Each object belongs to a single class. An object of a class is also called an instance of a class. The functionality of a class can be re-used by inheritance. Through inheritance a class is used as a base class (or superclass) for one or more subclasses, the subclasses can add extra methods and/or attributes (specialization). To promote re-use of code it is also possible to declare classes as abstract, an abstract class is a class which cannot be used to create instances, it can only be uses as a container of source code that is re-used by subclasses.

This is very short introduction of the most important concepts of object oriented programming, to learn more there are many excellent books about object oriented design and programming.

OO prolog

By using object oriented prolog it is possible to combine the best of both worlds; logical programming and object oriented programming. Logical programming lets the developer concentrate on a problem and object oriented programming promotes reuse, information hiding and a clear design.
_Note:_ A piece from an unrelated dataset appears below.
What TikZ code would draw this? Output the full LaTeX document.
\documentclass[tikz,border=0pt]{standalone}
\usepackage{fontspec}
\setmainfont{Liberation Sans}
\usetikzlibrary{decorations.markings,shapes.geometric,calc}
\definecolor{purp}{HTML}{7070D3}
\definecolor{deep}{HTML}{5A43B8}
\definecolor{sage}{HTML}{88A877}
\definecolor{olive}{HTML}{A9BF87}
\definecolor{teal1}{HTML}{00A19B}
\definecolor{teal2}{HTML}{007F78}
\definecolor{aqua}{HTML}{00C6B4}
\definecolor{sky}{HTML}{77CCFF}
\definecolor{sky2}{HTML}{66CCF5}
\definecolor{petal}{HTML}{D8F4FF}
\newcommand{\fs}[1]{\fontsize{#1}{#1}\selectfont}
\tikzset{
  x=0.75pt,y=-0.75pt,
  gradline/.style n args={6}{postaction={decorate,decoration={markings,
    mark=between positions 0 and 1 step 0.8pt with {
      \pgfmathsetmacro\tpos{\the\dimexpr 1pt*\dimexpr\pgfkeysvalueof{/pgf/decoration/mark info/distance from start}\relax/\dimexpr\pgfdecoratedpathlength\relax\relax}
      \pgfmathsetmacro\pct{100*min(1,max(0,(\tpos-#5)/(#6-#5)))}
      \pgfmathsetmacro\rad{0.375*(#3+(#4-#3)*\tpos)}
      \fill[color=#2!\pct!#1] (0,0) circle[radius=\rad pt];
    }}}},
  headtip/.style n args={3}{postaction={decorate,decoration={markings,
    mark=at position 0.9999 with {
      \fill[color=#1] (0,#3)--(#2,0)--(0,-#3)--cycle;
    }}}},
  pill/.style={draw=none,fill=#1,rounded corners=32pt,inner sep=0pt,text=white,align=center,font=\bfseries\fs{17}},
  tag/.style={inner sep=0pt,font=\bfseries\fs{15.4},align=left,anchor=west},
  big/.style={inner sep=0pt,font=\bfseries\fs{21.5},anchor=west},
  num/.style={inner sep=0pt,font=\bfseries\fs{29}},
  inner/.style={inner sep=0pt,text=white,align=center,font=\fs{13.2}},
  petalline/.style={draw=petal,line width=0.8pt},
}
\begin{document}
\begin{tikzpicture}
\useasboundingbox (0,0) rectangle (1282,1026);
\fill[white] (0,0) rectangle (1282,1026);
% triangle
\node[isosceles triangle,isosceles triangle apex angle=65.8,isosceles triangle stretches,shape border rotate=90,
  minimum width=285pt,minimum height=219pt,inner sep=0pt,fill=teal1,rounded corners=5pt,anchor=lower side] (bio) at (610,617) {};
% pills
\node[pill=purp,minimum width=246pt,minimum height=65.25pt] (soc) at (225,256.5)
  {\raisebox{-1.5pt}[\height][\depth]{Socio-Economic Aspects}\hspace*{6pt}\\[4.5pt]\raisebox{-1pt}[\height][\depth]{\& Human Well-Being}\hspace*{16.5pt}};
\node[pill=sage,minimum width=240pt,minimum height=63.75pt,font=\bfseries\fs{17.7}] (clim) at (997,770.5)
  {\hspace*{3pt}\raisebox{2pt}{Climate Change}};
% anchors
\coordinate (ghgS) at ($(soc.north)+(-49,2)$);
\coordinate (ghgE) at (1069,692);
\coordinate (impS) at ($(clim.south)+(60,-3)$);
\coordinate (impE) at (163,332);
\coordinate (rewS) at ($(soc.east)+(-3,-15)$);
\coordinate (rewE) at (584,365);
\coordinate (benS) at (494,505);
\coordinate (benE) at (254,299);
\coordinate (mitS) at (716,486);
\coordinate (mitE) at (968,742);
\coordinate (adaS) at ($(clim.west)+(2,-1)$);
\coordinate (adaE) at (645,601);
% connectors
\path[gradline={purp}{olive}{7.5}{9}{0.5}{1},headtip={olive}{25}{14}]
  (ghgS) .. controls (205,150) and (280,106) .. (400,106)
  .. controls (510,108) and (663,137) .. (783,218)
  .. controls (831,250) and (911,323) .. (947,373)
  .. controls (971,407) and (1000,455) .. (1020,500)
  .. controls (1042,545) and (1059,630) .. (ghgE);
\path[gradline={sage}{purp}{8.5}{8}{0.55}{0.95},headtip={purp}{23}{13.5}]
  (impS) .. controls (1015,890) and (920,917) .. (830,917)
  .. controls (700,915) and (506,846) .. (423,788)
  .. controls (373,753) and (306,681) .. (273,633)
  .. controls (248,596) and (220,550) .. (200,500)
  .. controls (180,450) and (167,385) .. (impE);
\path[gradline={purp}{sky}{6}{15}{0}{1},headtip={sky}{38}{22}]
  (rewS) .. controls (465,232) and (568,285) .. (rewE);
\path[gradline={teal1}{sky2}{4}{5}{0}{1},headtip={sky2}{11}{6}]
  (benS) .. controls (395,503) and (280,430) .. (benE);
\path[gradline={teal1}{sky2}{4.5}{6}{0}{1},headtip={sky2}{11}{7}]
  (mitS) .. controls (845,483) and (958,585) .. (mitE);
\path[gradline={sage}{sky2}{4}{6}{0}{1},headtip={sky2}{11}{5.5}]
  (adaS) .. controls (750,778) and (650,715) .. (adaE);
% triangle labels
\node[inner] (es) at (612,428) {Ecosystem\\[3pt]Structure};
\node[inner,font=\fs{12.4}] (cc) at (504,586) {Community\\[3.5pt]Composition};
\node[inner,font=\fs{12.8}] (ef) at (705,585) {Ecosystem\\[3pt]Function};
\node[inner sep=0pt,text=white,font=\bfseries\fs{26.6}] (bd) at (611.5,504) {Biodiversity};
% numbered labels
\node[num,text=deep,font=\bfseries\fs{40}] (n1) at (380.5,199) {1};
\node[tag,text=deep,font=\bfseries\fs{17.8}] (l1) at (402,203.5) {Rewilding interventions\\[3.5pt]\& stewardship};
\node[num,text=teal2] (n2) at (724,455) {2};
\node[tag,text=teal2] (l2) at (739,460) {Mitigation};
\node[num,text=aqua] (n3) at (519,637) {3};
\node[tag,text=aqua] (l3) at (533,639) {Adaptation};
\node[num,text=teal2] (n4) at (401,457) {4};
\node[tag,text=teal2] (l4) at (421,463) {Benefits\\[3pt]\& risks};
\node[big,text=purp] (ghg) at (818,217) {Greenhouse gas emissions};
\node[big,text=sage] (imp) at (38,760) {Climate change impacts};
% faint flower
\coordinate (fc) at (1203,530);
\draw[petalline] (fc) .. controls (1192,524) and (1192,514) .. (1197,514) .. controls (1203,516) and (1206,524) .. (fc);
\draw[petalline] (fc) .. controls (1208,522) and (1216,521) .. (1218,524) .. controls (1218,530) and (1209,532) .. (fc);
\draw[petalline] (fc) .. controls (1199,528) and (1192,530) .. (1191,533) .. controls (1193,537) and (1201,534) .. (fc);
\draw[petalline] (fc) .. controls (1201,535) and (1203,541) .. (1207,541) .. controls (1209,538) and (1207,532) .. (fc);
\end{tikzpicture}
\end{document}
All the principles of prolog still apply to the object oriented extensions, backtracking with methods is the same as with prolog clauses, finding a correct method to call is still done by matching and the logical and immediate database views are the same for instances as for clauses.

Prolog is a type free language but defining a class adds a type to the language, because of that the prolog interpreter displays the type. For instance; an object of the class person is called p1 and it has one attribute with the value 'ron'. The interpreter will display the instance as 'person.p1(ron)'. The type of instance is displayed first, then a single dot which is followed by the name of the instance and the values of the attributes. If a module is saved to a file then the type information is also added so the interpreter can determine the class to which an instance belongs if the instance is loaded again.

What also differs from normal prolog is that values of attributes are persistent, i.e. they can survive backtracking. But like with normal prolog values of attributes can be altered while an attempt to redo a goal is active. To make values persistent a new operator was added, the assignment operator.